The researchers interpret these jets as signs of cryovolcanic activity. On icy bodies, cryovolcanism can occur when internal heat or chemical reactions mobilize volatiles, producing eruptions that vent vapor and entrained dust. For 3I/ATLAS, the proposed mechanism begins with solar heating that causes near-surface solid carbon dioxide (dry ice) to sublimate. That sublimation could allow an oxidizing liquid to penetrate and react with reactive metallic grains such as nickel and iron sulfides, driving pressurized jets.

"We were all surprised," said study lead author Josep Trigo-Rodríguez. "Although the comet formed around another star, the mixture of materials forming the surface of the body has resemblance with trans-Neptunian objects."

Composition clues from meteorites

To test their composition hypothesis, the team compared the comet's spectral signatures with those of primitive carbonaceous chondrite meteorites recovered from Antarctica. One Antarctic sample examined may be a fragment of a trans-Neptunian body; the spectral similarities led the researchers to suggest that 3I/ATLAS resembles remnants from the earliest days of our solar system and could be relatively rich in native metals. These comparisons are suggestive but not definitive.
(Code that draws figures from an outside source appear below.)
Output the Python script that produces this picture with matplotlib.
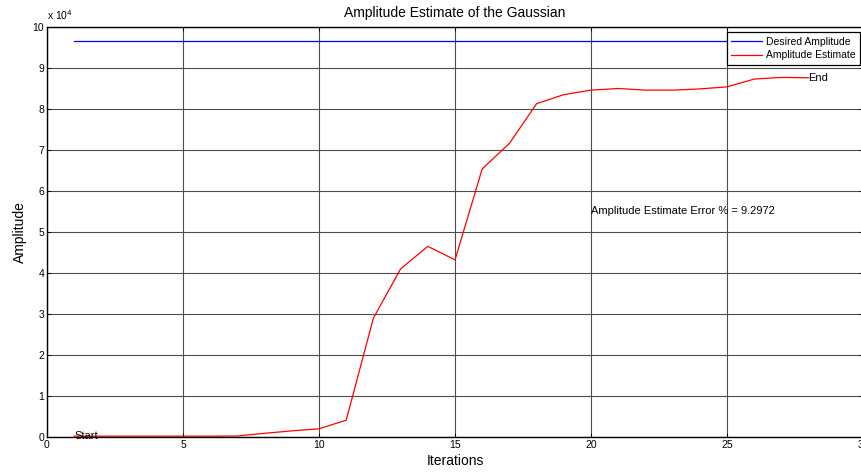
import matplotlib
matplotlib.use("Agg")
import matplotlib.pyplot as plt
from matplotlib.ticker import FuncFormatter

plt.rcParams['font.family'] = ['Liberation Sans', 'DejaVu Sans']

# Iteration index and the amplitude estimate at each step
iterations = list(range(1, 29))
estimate = [200, 200, 200, 200, 200, 200, 250, 900, 1500, 2000,
            4100, 29000, 41000, 46500, 43200, 65400, 71600, 81300,
            83500, 84600, 85000, 84600, 84600, 84900, 85400, 87300,
            87700, 87619]
desired_amplitude = 96600
error_pct = 9.2972

fig = plt.figure(figsize=(8.62, 4.72), dpi=100)
ax = fig.add_axes([47 / 862, 35 / 472, 816 / 862, 410 / 472])

ax.plot([iterations[0], iterations[-1]], [desired_amplitude] * 2,
        color=(0, 0, 1), lw=0.9, label='Desired Amplitude')
ax.plot(iterations, estimate, color=(1, 0, 0), lw=0.9, label='Amplitude Estimate')

ax.text(iterations[0], estimate[0], 'Start', fontsize=8, va='center', ha='left')
ax.text(iterations[-1], estimate[-1], 'End', fontsize=8, va='center', ha='left')
ax.text(20, 55000, 'Amplitude Estimate Error %% = %.4f' % error_pct,
        fontsize=8, va='center', ha='left')

ax.set_xlim(0, 30)
ax.set_ylim(0, 100000)
ax.set_xticks(range(0, 31, 5))
ax.set_yticks(range(0, 100001, 10000))
ax.yaxis.set_major_formatter(FuncFormatter(lambda v, p: '%g' % (v / 1e4)))
ax.tick_params(direction='in', length=3, width=0.6, labelsize=7.5, pad=2,
               top=True, right=True)
ax.grid(True, color='#4d4d4d', lw=0.8)
for s in ax.spines.values():
    s.set_linewidth(1.0)
    s.set_color('black')

ax.text(0, 1.012, r'x 10$^4$', transform=ax.transAxes, fontsize=7.5,
        ha='left', va='bottom')
ax.set_title('Amplitude Estimate of the Gaussian', fontsize=10, pad=7)
ax.set_xlabel('Iterations', fontsize=10, labelpad=3)
ax.set_ylabel('Amplitude', fontsize=10, labelpad=4)

leg = ax.legend(loc='upper right', bbox_to_anchor=(860 / 862, 440 / 472),
                bbox_transform=fig.transFigure, borderaxespad=0,
                fontsize=7.5, fancybox=False, framealpha=1,
                edgecolor='black', handlelength=2.9, handletextpad=0.4,
                borderpad=0.45, labelspacing=0.35)
leg.get_frame().set_linewidth(0.9)

fig.savefig('out.png', dpi=100)
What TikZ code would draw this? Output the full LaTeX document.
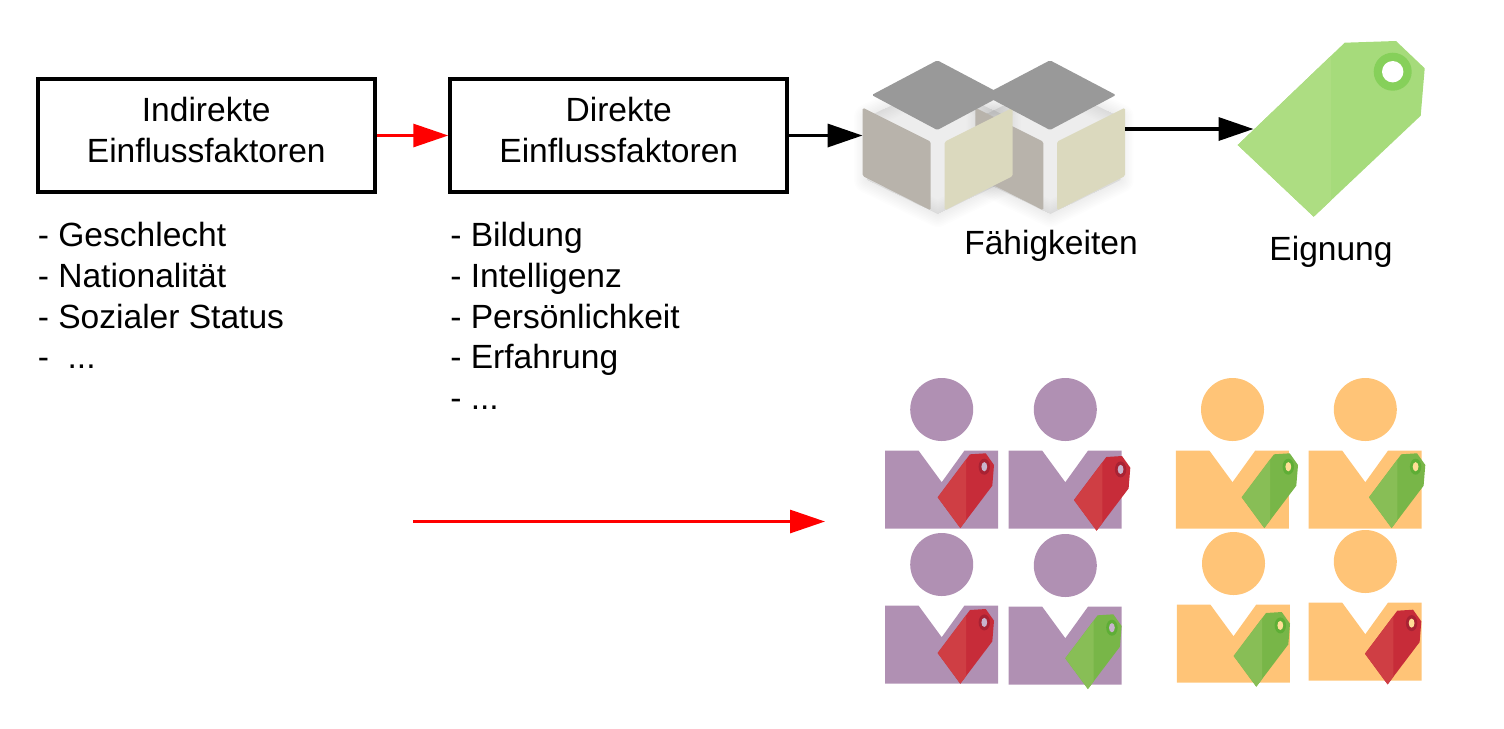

Size, trajectory and uncertainties

Hubble Space Telescope observations constrain the nucleus size to roughly 1,400 feet (440 meters) to 3.5 miles (5.6 kilometers) in diameter. The team estimates that if the nucleus is about 0.6 miles (1 kilometer) across and metal-rich, its mass could exceed roughly 660 million tons (600 million metric tons). Importantly, 3I/ATLAS is unambiguously extrasolar: its hyperbolic trajectory and an observed incoming speed near 137,000 miles per hour (221,000 kilometers per hour) show it is not bound to the Sun.

The study's cryovolcanism explanation is plausible but preliminary. The paper is a preprint and the proposed chemical reactions and mass estimates depend on assumptions about composition and interior structure. Long-term exposure to interstellar radiation could also have altered the comet's surface, complicating attempts to trace its origin.

Why this matters

As only the third confirmed interstellar object observed in our neighborhood, 3I/ATLAS provides a rare window into material formed around another star. Studying such objects can reveal chemistry and processes from distant planetary systems and improve our understanding of how icy bodies behave when exposed to a new star. Continued observations and spectroscopic study — and eventual peer review — will be essential to confirm whether cryovolcanism is driving the comet's activity.